Schley left the west coast for Pearl Harbor on 7 October, but engine repairs at Pearl Harbor took most of the rest of the year. On 30 December 1943, she arrived at San Diego to join the task force training for the invasion of the Marshall Islands. The force sailed from the west coast on 13 January 1944 and arrived off Kwajalein on 31 January. Schley landed her troops that day and then performed antisubmarine patrol duty until she reembarked her troops on 7 February.

She sailed for Eniwetok a week later. Her activities there showed the versatility of the small, fast transports. She arrived on 17 February and, that night, put her troops ashore on Bpgon Island to prevent enemy infiltration from Engebi, which American troops had invaded earlier in the day. The next morning, she began seizing the remaining islands west of the main island of Eniwetok. That day, her troops captured five islands and helped to secure Engebi and Bogon.

On 24 February, after transferring her troops to other transports, she got underway for Kwajalein to escort two transports from that atoll to her new area of operations, New Guinea.

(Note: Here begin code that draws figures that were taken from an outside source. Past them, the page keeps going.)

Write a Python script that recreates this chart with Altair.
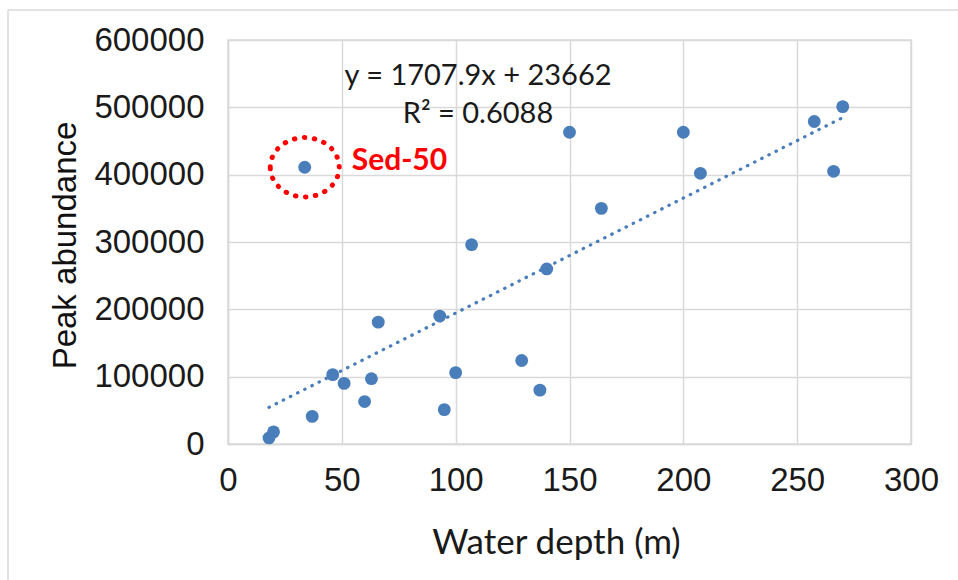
import altair as alt
import pandas as pd

# ---------------- data ----------------
depth = [18, 20, 33.7, 37, 46, 51, 60, 63, 66, 93, 95, 100, 107, 129, 137, 140,
         150, 164, 200, 207.5, 257.5, 266, 270]
abundance = [9000, 18000, 411000, 41000, 103000, 90000, 63000, 97000, 181000,
             190000, 51000, 106000, 296000, 124000, 80000, 260000, 463000,
             350000, 463000, 402000, 479000, 405000, 501000]

slope = 1707.9
intercept = 23662
r_squared = 0.6088

outlier_name = ["Sed-50"]
outlier_depth = [33.7]
outlier_abund = [411000]

x_ticks = [0, 50, 100, 150, 200, 250, 300]
y_ticks = [0, 100000, 200000, 300000, 400000, 500000, 600000]

df = pd.DataFrame({"depth": depth, "abundance": abundance})
out_df = pd.DataFrame({"depth": outlier_depth, "abundance": outlier_abund,
                       "name": outlier_name})

# ---------------- style ----------------
blue = "#4a7ebb"
grid = "#d9d9d9"
ink = "#1a1a1a"
arial = "Liberation Sans"
calibri = "Lato"

x_enc = alt.X(
    "depth:Q",
    scale=alt.Scale(domain=[0, 300], nice=False, zero=False),
    axis=alt.Axis(
        values=x_ticks, title="Water depth (m)", grid=True, ticks=False,
        labelFont=arial, labelFontSize=33, labelColor=ink, labelPadding=20,
        labelFlush=False, labelOverlap=False,
        titleFont=calibri, titleFontSize=35, titleColor=ink,
        titleFontWeight="normal", titleX=328, titleY=109,
        titleAlign="center", titleBaseline="alphabetic",
    ),
)
y_enc = alt.Y(
    "abundance:Q",
    scale=alt.Scale(domain=[0, 600000], nice=False, zero=True),
    axis=alt.Axis(
        values=y_ticks, format="d", title="Peak abundance", grid=True,
        ticks=False, labelFont=arial, labelFontSize=33, labelColor=ink,
        labelPadding=24, labelFlush=False, labelOverlap=False,
        titleFont=arial, titleFontSize=33, titleColor="#111111",
        titleFontWeight="normal", titleAngle=270, titleX=-153, titleY=205,
        titleAlign="center", titleBaseline="alphabetic",
    ),
)

base = alt.Chart(df)

points = base.mark_circle(size=165, color=blue, opacity=1).encode(x=x_enc, y=y_enc)

trend = base.transform_calculate(
    abundance=f"{slope} * datum.depth + {intercept}"
).mark_line(
    color=blue, strokeWidth=3.2, strokeDash=[0.5, 7.5], strokeCap="round"
).encode(x=x_enc, y=y_enc, order="depth:Q")

ellipse = "M -1,0 A 1,0.86 0 1,1 1,0 A 1,0.86 0 1,1 -1,0 Z"
ring = alt.Chart(out_df).mark_point(
    shape=ellipse, size=69 * 69, filled=False, fill="transparent",
    stroke="#ff0000", strokeWidth=5, strokeDash=[0.5, 9.5], strokeCap="round",
    opacity=1,
).encode(x=x_enc, y=y_enc)

label = alt.Chart(out_df).mark_text(
    align="left", baseline="middle", dx=47, dy=-6, font=calibri,
    fontSize=30, fontWeight="bold", color="#ff0000",
).encode(x=x_enc, y=y_enc, text="name:N")

one = alt.Data(values=[{}])
eq1 = alt.Chart(one).mark_text(
    text=f"y = {slope}x + {intercept}", font=calibri, fontSize=29, color=ink,
    align="center", baseline="alphabetic",
).encode(x=alt.value(250), y=alt.value(45))
eq2 = alt.Chart(one).mark_text(
    text=f"R² = {r_squared}", font=calibri, fontSize=29, color=ink,
    align="center", baseline="alphabetic",
).encode(x=alt.value(250), y=alt.value(83))

frame_top = alt.Chart(one).mark_rule(color=grid, strokeWidth=1.5).encode(
    x=alt.value(-220), x2=alt.value(730), y=alt.value(-30))
frame_left = alt.Chart(one).mark_rule(color=grid, strokeWidth=1.5).encode(
    x=alt.value(-220), y=alt.value(-30), y2=alt.value(540))

chart = alt.layer(
    frame_top, frame_left, trend, points, ring, label, eq1, eq2
).properties(
    width=683, height=404,
    autosize=alt.AutoSizeParams(type="none"),
    padding={"left": 228, "top": 40, "right": 47, "bottom": 136},
    background="white",
).configure_view(
    stroke=grid, strokeWidth=1.5
).configure_axis(
    gridColor=grid, gridWidth=1.5, domainColor=grid, domainWidth=1.5,
)

chart.save("out.html", embed_options={"renderer": "svg", "actions": False})
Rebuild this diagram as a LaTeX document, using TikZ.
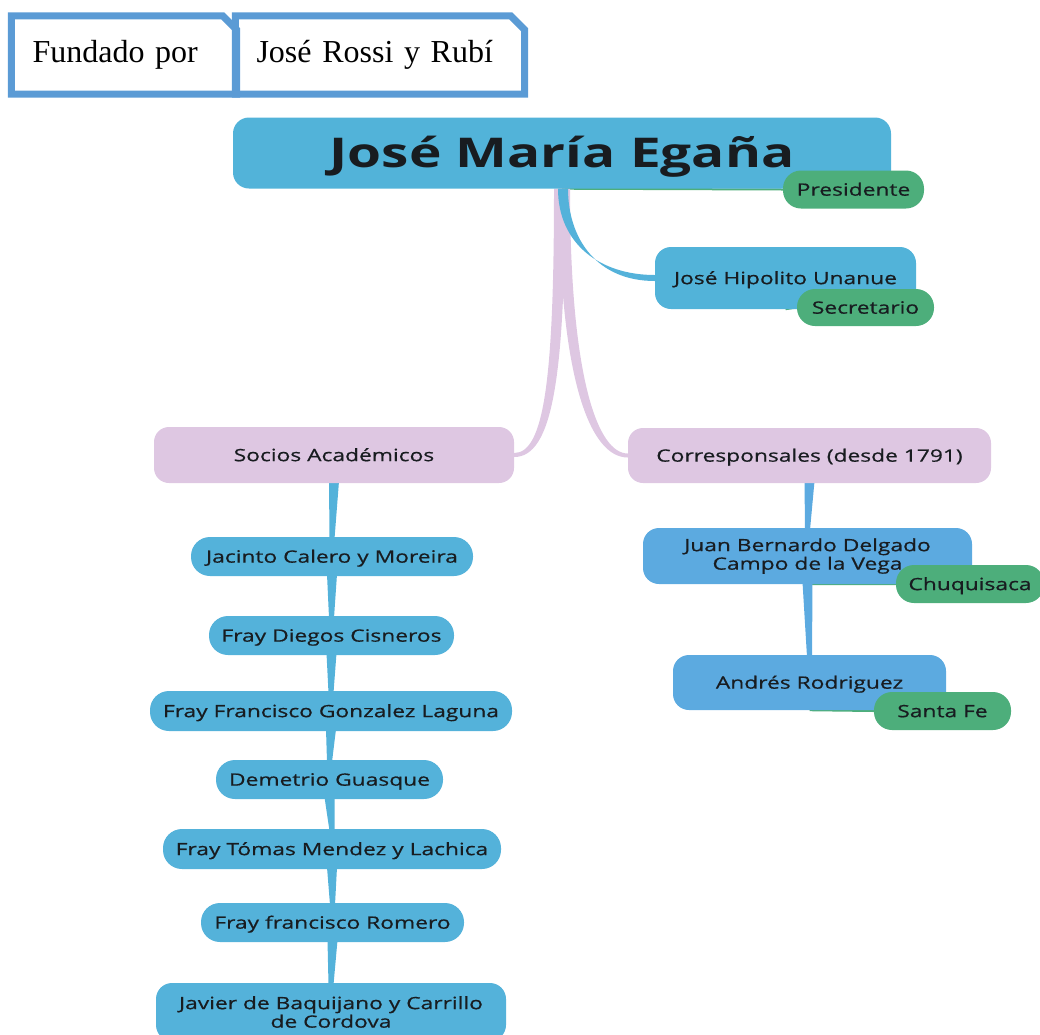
\documentclass[tikz,border=0pt]{standalone}
\usepackage{fontspec}
\setmainfont{Open Sans}[FakeStretch=1.34]
\newfontfamily\mapfont{Open Sans}[FakeStretch=1.34, FakeBold=0.6]
\newfontfamily\timesfont{Liberation Serif}
\usetikzlibrary{calc}
\pgfdeclarelayer{background}
\pgfsetlayers{background,main}

\definecolor{topicblue}{RGB}{82,179,217}
\definecolor{leafblue}{RGB}{84,178,218}
\definecolor{subblue}{RGB}{92,170,224}
\definecolor{lilac}{RGB}{222,199,226}
\definecolor{taggreen}{RGB}{77,174,123}
\definecolor{frameblue}{RGB}{91,155,213}
\definecolor{inkdark}{RGB}{24,28,32}

\begin{document}
\begin{tikzpicture}[x=1pt, y=-1pt, every node/.style={text=inkdark, inner sep=0pt},
	flat/.style={text height=12.3pt, text depth=0pt},
	topic/.style={fill=topicblue, rounded corners=16pt, minimum width=658pt, minimum height=71pt, text height=29pt, text depth=0pt, font=\fontsize{41}{48}\selectfont\bfseries},
	branch/.style={flat, fill=lilac, rounded corners=15pt, minimum height=56pt, font=\mapfont\fontsize{17}{20}\selectfont},
	leaf/.style={flat, fill=leafblue, rounded corners=19pt, minimum height=39pt, font=\mapfont\fontsize{17}{20}\selectfont},
	leafwide/.style={fill=leafblue, rounded corners=16pt, minimum height=58pt, align=center, font=\mapfont\fontsize{17}{18.5}\selectfont},
	member/.style={fill=subblue, rounded corners=16pt, minimum height=56pt, font=\mapfont\fontsize{17}{18.5}\selectfont, align=center},
	tag/.style={flat, fill=taggreen, rounded corners=18pt, minimum height=38pt, font=\mapfont\fontsize{17}{20}\selectfont},
	fbox/.style={minimum height=78pt, inner xsep=21pt, align=left, text=black, font=\timesfont\fontsize{32}{36}\selectfont},
	frame/.style={draw=frameblue, line width=7pt},
	purplelink/.style={fill=lilac},
	bluelink/.style={fill=leafblue},
	taglink/.style={draw=taggreen, line width=2pt}]
	\useasboundingbox (0,0) rectangle (1040,1034);

	% founder boxes
	\node[fbox, text width=183pt] (f1) at (124,55) {Fundado por};
	\node[fbox, text width=247pt] (f2) at (380,55) {José Rossi y Rubí};
	\draw[frame] (f2.south west) -- (f2.north west) -- ([xshift=-14pt]f2.north east) -- ([yshift=-14pt]f2.north east) -- (f2.south east) -- cycle;
	\draw[frame] (f1.south west) -- (f1.north west) -- ([xshift=-14pt]f1.north east) -- ([yshift=-14pt]f1.north east) -- (f1.south east) -- cycle;

	% mind map
	\node[topic] (egana) at (562,153) {José María Egaña};
	\node[tag, minimum width=141pt] (pres) at (853.5,189.5) {Presidente};
	\node[leaf, fill=topicblue, rounded corners=16pt, minimum width=261pt, minimum height=62pt] (unanue) at (785.5,278) {José Hipolito Unanue};
	\node[tag, minimum width=137pt, minimum height=37pt] (secr) at (865.5,307.5) {Secretario};

	\node[branch, minimum width=360pt] (socios) at (334,455) {Socios Académicos};
	\node[branch, minimum width=363pt, minimum height=55pt] (corresp) at (809.5,455.5) {Corresponsales (desde 1791)};

	\node[leaf, minimum width=282pt] (calero) at (332,556.5) {Jacinto Calero y Moreira};
	\node[leaf, minimum width=245pt] (cisneros) at (331.5,635.5) {Fray Diegos Cisneros};
	\node[leaf, minimum width=362pt, minimum height=40pt] (laguna) at (331,711) {Fray Francisco Gonzalez Laguna};
	\node[leaf, minimum width=227pt] (guasque) at (329.5,779.5) {Demetrio Guasque};
	\node[leaf, minimum width=338pt, minimum height=40pt] (lachica) at (332,849) {Fray Tómas Mendez y Lachica};
	\node[leaf, minimum width=263pt] (romero) at (332.5,922.5) {Fray francisco Romero};
	\node[leafwide, minimum width=350pt] (baquijano) at (331,1012) {Javier de Baquijano y Carrillo\\de Cordova};

	\node[member, minimum width=329pt] (delgado) at (807.5,556) {Juan Bernardo Delgado\\Campo de la Vega};
	\node[tag, minimum width=148pt] (chuqui) at (970,584) {Chuquisaca};
	\node[member, flat, minimum width=273pt, minimum height=55pt] (rodriguez) at (809.5,682.5) {Andrés Rodriguez};
	\node[tag, minimum width=137pt] (santafe) at (942.5,711) {Santa Fe};

	\begin{pgfonlayer}{background}
		\draw[taglink] (egana.south) -- (pres.west);
		\draw[taglink] (unanue.south) -- (secr.west);
		\draw[taglink] (delgado.south) -- (chuqui.west);
		\draw[taglink] (rodriguez.south) -- (santafe.west);
		% curved branches
		\fill[purplelink] ($(egana.south)+(-8,0)$) .. controls ($(egana.south)+(-8,190)$) and ($(socios.east)+(30,-2)$) .. ($(socios.east)+(0,-2)$)
			-- ($(socios.east)+(0,2)$) .. controls ($(socios.east)+(38,2)$) and ($(egana.south)+(3,190)$) .. ($(egana.south)+(3,0)$) -- cycle;
		\fill[purplelink] ($(egana.south)+(8,0)$) .. controls ($(egana.south)+(8,190)$) and ($(corresp.west)+(-30,-2)$) .. ($(corresp.west)+(0,-2)$)
			-- ($(corresp.west)+(0,2)$) .. controls ($(corresp.west)+(-38,2)$) and ($(egana.south)+(-3,190)$) .. ($(egana.south)+(-3,0)$) -- cycle;
		\fill[bluelink] ($(egana.south)+(-4,0)$) .. controls ($(egana.south)+(-4,55)$) and ($(unanue.west)+(-55,-3)$) .. ($(unanue.west)+(0,-3)$)
			-- ($(unanue.west)+(0,3)$) .. controls ($(unanue.west)+(-58,3)$) and ($(egana.south)+(6,50)$) .. ($(egana.south)+(6,0)$) -- cycle;
		% straight tapered links
		\foreach \a/\b in {socios/calero, calero/cisneros, cisneros/laguna, laguna/guasque, guasque/lachica, lachica/romero, romero/baquijano}
			\fill[bluelink] ($(\a.south)+(-5,-2)$) -- ($(\a.south)+(5,-2)$) -- ($(\b.north)+(2.5,2)$) -- ($(\b.north)+(-2.5,2)$) -- cycle;
		\foreach \a/\b in {corresp/delgado, delgado/rodriguez}
			\fill[fill=subblue] ($(\a.south)+(-5,-2)$) -- ($(\a.south)+(5,-2)$) -- ($(\b.north)+(2.5,2)$) -- ($(\b.north)+(-2.5,2)$) -- cycle;
	\end{pgfonlayer}
\end{tikzpicture}
\end{document}
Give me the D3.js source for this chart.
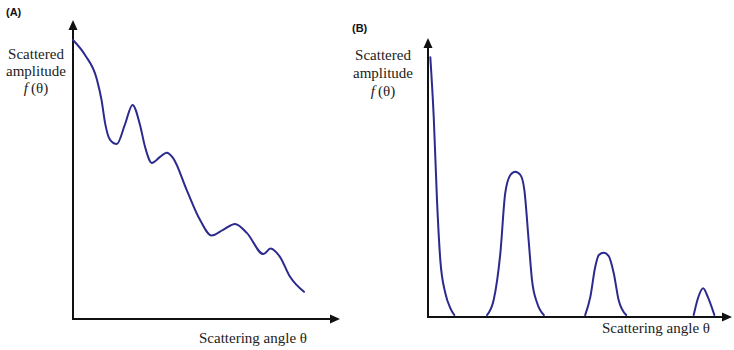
<!DOCTYPE html>
<html>
<head>
<meta charset="utf-8">
<script src="https://cdn.jsdelivr.net/npm/d3@7"></script>
<style>
  html, body { margin: 0; padding: 0; background: #fff; }
  svg { display: block; }
  .lbl { font-family: "Liberation Serif", "DejaVu Serif", "Times New Roman", serif; font-size: 15px; fill: #222; }
  .tag { font-family: "Liberation Sans", Arial, sans-serif; font-size: 11px; font-weight: bold; fill: #111; }
</style>
</head>
<body>
<svg id="chart" width="734" height="350"></svg>
<script>
// Panel A: smooth, decaying amplitude with weak oscillations
const angleA = [0, 4.5, 8.9, 10.7, 12.0, 13.9, 16.4, 19.4, 22.3, 25.1, 27.0, 29.5, 32.6, 35.1, 37.5,
                42.6, 47.6, 51.9, 56.2, 60.7, 65.1, 71.3, 74.0, 77.5, 81.3, 86.5];
const ampA   = [93.3, 88.3, 80.3, 73.2, 65.6, 59.9, 58.5, 64.9, 71.6, 64.9, 57.5, 52.2, 54.2, 55.6, 53.8,
                43.1, 33.1, 27.9, 29.8, 31.8, 28.8, 21.7, 23.6, 20.8, 14.1, 9.1];

// Panel B: sharp, separated diffraction peaks
const angleB1 = [0.76, 1.88, 2.96, 4.05, 5.69, 7.34, 8.65];
const ampB1   = [93.1, 71.8, 41.9, 20.4, 8.6, 3.2, 0.7];
const angleB2 = [19.4, 21.6, 23.8, 25.4, 27.1, 28.7, 30.4, 31.7, 33.1, 34.2, 35.9, 38.1];
const ampB2   = [0.7, 6.1, 22.9, 44.4, 50.9, 52.1, 50.9, 45.5, 27.6, 13.3, 5.0, 0.7];
const angleB3 = [51.7, 53.4, 55.0, 56.2, 57.8, 59.4, 61.1, 62.7, 65.2];
const ampB3   = [0.7, 7.2, 17.9, 22.2, 23.0, 21.9, 15.7, 6.1, 0.7];
const angleB4 = [87.4, 88.8, 90.5, 92.0, 94.2];
const ampB4   = [0.7, 6.7, 10.3, 7.3, 0.7];

const panelTags = ["(A)", "(B)"];
const yLabelLines = ["Scattered", "amplitude"];
const xLabel = "Scattering angle θ";

const curveColor = "#2b2a8f";
const svg = d3.select("#chart");

const panels = [
  { tag: panelTags[0], tagX: 6, tagY: 16,
    x: d3.scaleLinear().domain([0, 100]).range([73, 340]),
    y: d3.scaleLinear().domain([0, 100]).range([319, 20]),
    series: [[angleA, ampA]],
    ylx: 36, yly: [59, 76, 93],
    xlx: 253, xly: 343 },
  { tag: panelTags[1], tagX: 352, tagY: 32,
    x: d3.scaleLinear().domain([0, 100]).range([428, 732]),
    y: d3.scaleLinear().domain([0, 100]).range([317, 38]),
    series: [[angleB1, ampB1], [angleB2, ampB2], [angleB3, ampB3], [angleB4, ampB4]],
    ylx: 383, yly: [60, 78, 96],
    xlx: 656, xly: 333 }
];

panels.forEach(p => {
  const g = svg.append("g");
  const [x0, x1] = p.x.range();
  const [y0, y1] = p.y.range();

  // axes with arrowheads
  g.append("line").attr("x1", x0).attr("x2", x0).attr("y1", y0 + 1).attr("y2", y1 + 6)
    .attr("stroke", "#111").attr("stroke-width", 2);
  g.append("line").attr("x1", x0 - 1).attr("x2", x1 - 6).attr("y1", y0).attr("y2", y0)
    .attr("stroke", "#111").attr("stroke-width", 2);
  g.append("path").attr("d", `M${x0},${y1} L${x0 - 4.5},${y1 + 10} L${x0 + 4.5},${y1 + 10} Z`).attr("fill", "#111");
  g.append("path").attr("d", `M${x1},${y0} L${x1 - 10},${y0 - 4.5} L${x1 - 10},${y0 + 4.5} Z`).attr("fill", "#111");

  // curves
  const line = d3.line()
    .x(d => p.x(d[0]))
    .y(d => p.y(d[1]))
    .curve(d3.curveMonotoneX);
  p.series.forEach(([xs, ys]) => {
    g.append("path")
      .datum(xs.map((v, i) => [v, ys[i]]))
      .attr("d", line)
      .attr("fill", "none")
      .attr("stroke", curveColor)
      .attr("stroke-width", 2)
      .attr("stroke-linecap", "round");
  });

  // labels
  g.append("text").attr("class", "tag").attr("x", p.tagX).attr("y", p.tagY).text(p.tag);
  yLabelLines.forEach((t, i) => {
    g.append("text").attr("class", "lbl").attr("x", p.ylx).attr("y", p.yly[i])
      .attr("text-anchor", "middle").text(t);
  });
  const f = g.append("text").attr("class", "lbl").attr("x", p.ylx).attr("y", p.yly[2])
    .attr("text-anchor", "middle");
  f.append("tspan").attr("font-style", "italic").text("f");
  f.append("tspan").text("\u2009(θ)");
  g.append("text").attr("class", "lbl").attr("x", p.xlx).attr("y", p.xly)
    .attr("text-anchor", "middle").text(xLabel);
});
</script>
</body>
</html>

Schley arrived off New Guinea on 12 March and conducted convoy operations for the next month. On 22 April, she participated in the landings at Aitape, putting troops ashore and providing gunfire support. The next day at Tumleo Island, her boats landed troops from a larger transport while Schley again provided gunfire support. After repairs to a damaged propeller, Schley landed a company of troops on Niroemoar Island to set up a radar unit on 19 May. The next day, she rescued the crew of a wrecked American gasoline barge off Wakde Island and then sank two Japanese barges and silenced an enemy shore battery. The busy ship landed troops on Biak on 27 May and at Cape Sansapor at the western end of New Guinea on 30 July. She then proceeded to Australia for repairs.

Schley next participated in two important preliminaries for the reconquest of the Philippines. She landed troops on Morotai on 9 September, and, on 17 October, formed part of the APD group that occupied the small islands at the mouth of Leyte Gulf, clearing the way for the invasion of Leyte three days later.

After a month of convoy operations, Schley joined the task group which carried out landings in Ormoc Bay on 7 December. The group came under intense kamikaze attack; although her sister ship, , was sunk, Schley escaped damage. She then participated in the landings at Mindoro on 15 December 1944 and at Lingayen on 9 January 1945; and, during each operation, evaded an attacking kamikaze. At Mindoro, American planes shot down the kamikaze a scant thousand yards from Schley. At Lingayen, the kamikaze veered off at the last minute to attack another ship but missed. Schley remained on patrol off Lingayen until 18 January.

====1945–1946====
On 15 February, she landed troops at Mariveles Bay in order to cut off Japanese escape routes during the assault on Manila Bay and, two days later, put troops ashore under enemy fire on Corregidor, climaxing and completing her operations in the Philippines.

Schley departed Manila Bay on the 19th and left the Philippines for Ulithi on 25 February. She then escorted convoys in the western Pacific, and was briefly at Okinawa with one from 26 April to 28 April. On 29 May, Schley arrived at San Diego for repairs, and was redesignated DD-103 effective 5 July "for duty as rear-area escort and training vessel", as she was then too worn out for further front-line service. She was still under overhaul when the war ended, and after being made seaworthy, sailed on 17 September 1945 for inactivation at Philadelphia. Schley was decommissioned on 9 November 1945 and struck from the Navy list on 5 December 1945. Scrapping was completed by the Philadelphia Navy Yard on 29 March 1946.

==Awards==
Schley received 11 battle stars for her duty in World War II.